To find the angular distance between two points, defined by two angles each, is a classical problem in spherical astronomy and in geography.
If the two coordinates are: $\phi=$right ascension (longitude in geography) and $\theta=$ declination (latitude). Than the angular distance $\alpha$ between two points $A,b$ is given by ( here a proof Great arc distance between two points on a unit sphere, but note that here the angle $\theta$ is that used in spherical coordinates, so it is the complement of the latitude):
$$
\cos \alpha= \sin \theta_A\sin \theta_B+\cos \theta_A\cos \theta_B\cos(\phi_A-\phi_B)
$$
We can use this formula to solve the problem in OP.

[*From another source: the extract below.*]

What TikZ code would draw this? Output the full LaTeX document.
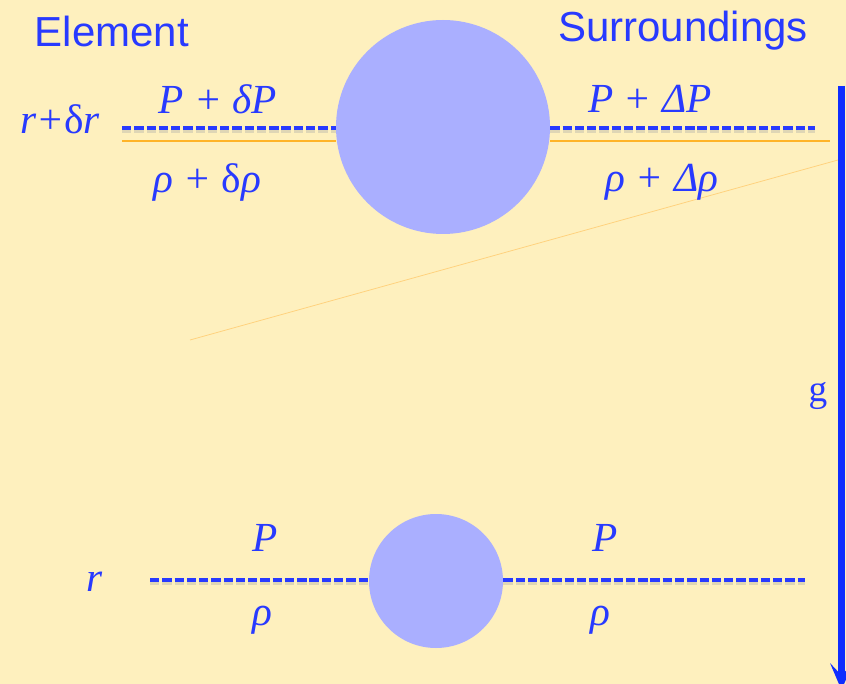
\documentclass[tikz,border=0pt]{standalone}
\usepackage{fontspec}
\setmainfont{Liberation Serif}
\newfontfamily\arialfont{Liberation Sans}
\usetikzlibrary{arrows.meta}
\definecolor{bg}{RGB}{254,240,190}
\definecolor{txtblue}{RGB}{40,58,255}
\definecolor{ballblue}{RGB}{170,175,255}
\definecolor{lineorange}{RGB}{255,180,40}
\definecolor{arrowblue}{RGB}{15,45,255}
\newcommand{\upd}{{\upshape δ}}
\tikzset{
  ball/.style={circle, fill=ballblue, draw=none, inner sep=0pt},
  mtxt/.style={text=txtblue, font=\fontsize{31}{36}\selectfont\itshape, inner sep=0pt},
  htxt/.style={text=txtblue, font=\arialfont\fontsize{31.5}{36}\selectfont, inner sep=0pt},
  dashline/.style={draw=txtblue, line width=2.6pt, dash pattern=on 7pt off 2.2pt},
  dashshadow/.style={draw=black!35, line width=3pt, dash pattern=on 7pt off 2.2pt, opacity=0.35},
  orangeline/.style={draw=lineorange, line width=1.4pt},
  thinorange/.style={draw=lineorange!60, line width=0.6pt},
}
\begin{document}
\begin{tikzpicture}[x=0.75pt, y=-0.75pt]
\fill[bg] (0,0) rectangle (846,684);
\useasboundingbox (0,0) rectangle (846,684);

% balls
\node[ball, minimum size=160.5pt] (big) at (443,127) {};
\node[ball, minimum size=100.5pt] (small) at (436,581) {};

% coordinates
\coordinate (tl) at (122,128);
\coordinate (tr) at (815,128);
\coordinate (otl) at (122,141);
\coordinate (otr) at (830,141);
\coordinate (bl) at (150,580);
\coordinate (br) at (805,580);
\coordinate (thinA) at (190,340);
\coordinate (thinB) at (838,160);
\coordinate (gtop) at (841.5,86);
\coordinate (gbot) at (841.5,690);

% thin orange diagonal
\draw[thinorange] (thinA) -- (thinB);

% orange lines
\draw[orangeline] (otl) -- (otl -| big.west);
\draw[orangeline] (otl -| big.east) -- (otr);

% dashed lines with shadow
\draw[dashshadow] ([yshift=-2pt]tl) -- ([yshift=-2pt]tl -| big.west);
\draw[dashshadow] ([yshift=-2pt]tl -| big.east) -- ([yshift=-2pt]tr);
\draw[dashshadow] ([yshift=-2pt]bl) -- ([yshift=-2pt]bl -| small.west);
\draw[dashshadow] ([yshift=-2pt]bl -| small.east) -- ([yshift=-2pt]br);
\draw[dashline] (tl) -- (tl -| big.west);
\draw[dashline] (tl -| big.east) -- (tr);
\draw[dashline] (bl) -- (bl -| small.west);
\draw[dashline] (bl -| small.east) -- (br);

% gravity arrow
\draw[draw=arrowblue, line width=5pt, -{Stealth[length=20pt, width=17pt, inset=9pt]}] (gtop) -- (gbot);

% texts
\node[htxt] (elem) at (112,31) {Element};
\node[htxt] (surr) at (683,31) {Surroundings};
\node[mtxt] (rdr) at (60,119) {r+\upd r};
\node[mtxt] (pdp) at (218,99) {P + δP};
\node[mtxt] (rhodr) at (207,182) {ρ + \upd ρ};
\node[mtxt] (pDp) at (650,99) {P + ΔP};
\node[mtxt] (rhoDr) at (662,182) {ρ + Δρ};
\node[mtxt] (r) at (95,582) {r};
\node[mtxt] (pl) at (265,538) {P};
\node[mtxt] (rl) at (262,620) {ρ};
\node[mtxt] (pr) at (605,538) {P};
\node[mtxt] (rr) at (600,620) {ρ};
\node[text=txtblue, font=\fontsize{28}{32}\selectfont, inner sep=0pt] (g) at (818,396) {g};
\end{tikzpicture}
\end{document}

Let $(\phi_C,\theta_C)$ the coordinate of the center of a circle on a spherical surface. The points $P$ of the circle have coordinates $(\phi,\theta)$ such that the angular distance between $P$ and $C$ is a constant value $\rho$ (it is the quotient between the radius of the circle and the radius of the sphere), so the equation of the circe can be written as:
$$
\cos \rho=\sin \theta\sin \theta_C+\cos \theta\cos \theta_C\cos(\phi-\phi_C)
$$
Now we note that this equation contains three parameters $\rho,\phi_C,\theta_C$ so, in principle, we can find this parameters substituting the coordinates of three points for $\phi$ and $\theta$. I never performed these calculations, but they seems a bit complexes.
I suppose that the simpler way to solve the problem in OP is to change to cartesian coordinates and to find the intersection between the plane determined by the three points and the sphere, as suggested in the comments.
Best Answer
Hint:
If $\mathbf {p_1}$ and $\mathbf {p_2}$ are the two points, note that $|\mathbf {p_1}|=|\mathbf {p_2}|=r$ ( the radius of the sphere).
Now find the angle $\alpha$ betveen the two points using the dot product: $$ \alpha=\arccos (\frac{\mathbf {p_1}\cdot \mathbf {p_2}}{r^2}) $$
and the distance between them is $ d=r\alpha$.